Everyone has the ability to be creative. Being creative, or having creativity doesn’t mean you have to excel in the arts, it’s so much more than that. It’s about how we look for solutions to problems, our flashes of inspiration and our ability to come up with fresh ideas. We are all creative beings.

“Creativity is intelligence having fun” 

Albert Einstein

What is creativity? 

According to the dictionary, creativity is our inventiveness and our ability to use our imagination and transform our original thoughts and ideas into reality. 

And believe it or not, we are all born with this gift, this capacity to imagine the unimaginable. Our imagination helps us review the past and picture the future by connecting unrelated things.

As we grow older though, for many of us, outside influences squash our creativity flat. This is because society itself champions logical thinking and has pigeon-holed creativity and the art of being creative to artists, writers and musicians. 

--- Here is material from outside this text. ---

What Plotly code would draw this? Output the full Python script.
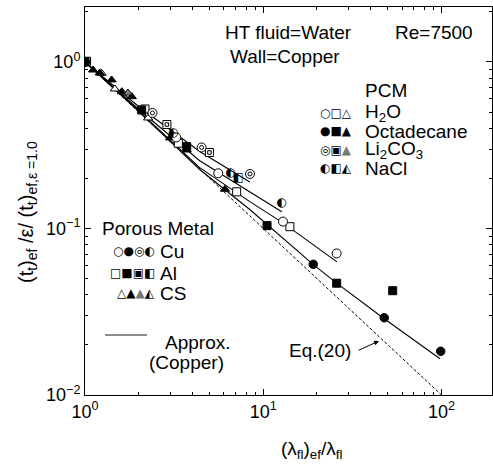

A 1968 study by George Land tested 1,600 five-year-olds to see how creative they were. It revealed that 98% of them were effectively creative geniuses. The test was repeated on the same 1,600 children when they were 10 and 15 years old, and showed how the children’s’ creativeness dropped significantly over time.

5 year olds: 98% creative

10 year olds: 30% creative

15 year olds: 12% creative

A further group of 280,000 adults took part in the same test. That revealed that only 2% of adults were creative, which proved that non-creative behaviour is learned. And if it can be learned, then it can be unlearned! 

4 ways to boost your creativity 

Play

“It is in playing and only in playing that the individual child or adult is able to be creative and to use the whole personality, and it is only in being creative that the individual discovers the self.” 

D.W. Winnicott

Play feeds creativity. Remember when you were little, you would have no problem finding creative ways to relieve the boredom during six weeks of the summer holiday. Good ideas would rain down on us like a summer shower. 

So put your imagination to work and look at the world and the people around you with a child’s eye and relearn your ability to create new worlds, just like you did in summers gone by. Learning how to play again will help you reclaim your creativity. 

Daydream

Give yourself permission to get bored, contemplate and dream more. Take time to switch off from your daily routine, maybe listen to some music, sit in the garden or a comfy chair and just let your thoughts wander. 

Simply switching off will help your brain relax which will help create neural connections and let the creative thoughts flow.

Be positive

All ideas are good ideas until proven otherwise, and creativity is affected by your mood. When we’re happy we tend to be more creative.

Don’t ever doubt yourself or your abilities. If you can practice self-compassion rather than self-judgment that’s half the battle won. Resist the urge to doubt your creative thoughts and ideas. Invest in a journal and capture every single creative thought, idea, urge and flashes of inspiration that you have. They may not feel that creative at the moment but they may be the spark that lights the fire.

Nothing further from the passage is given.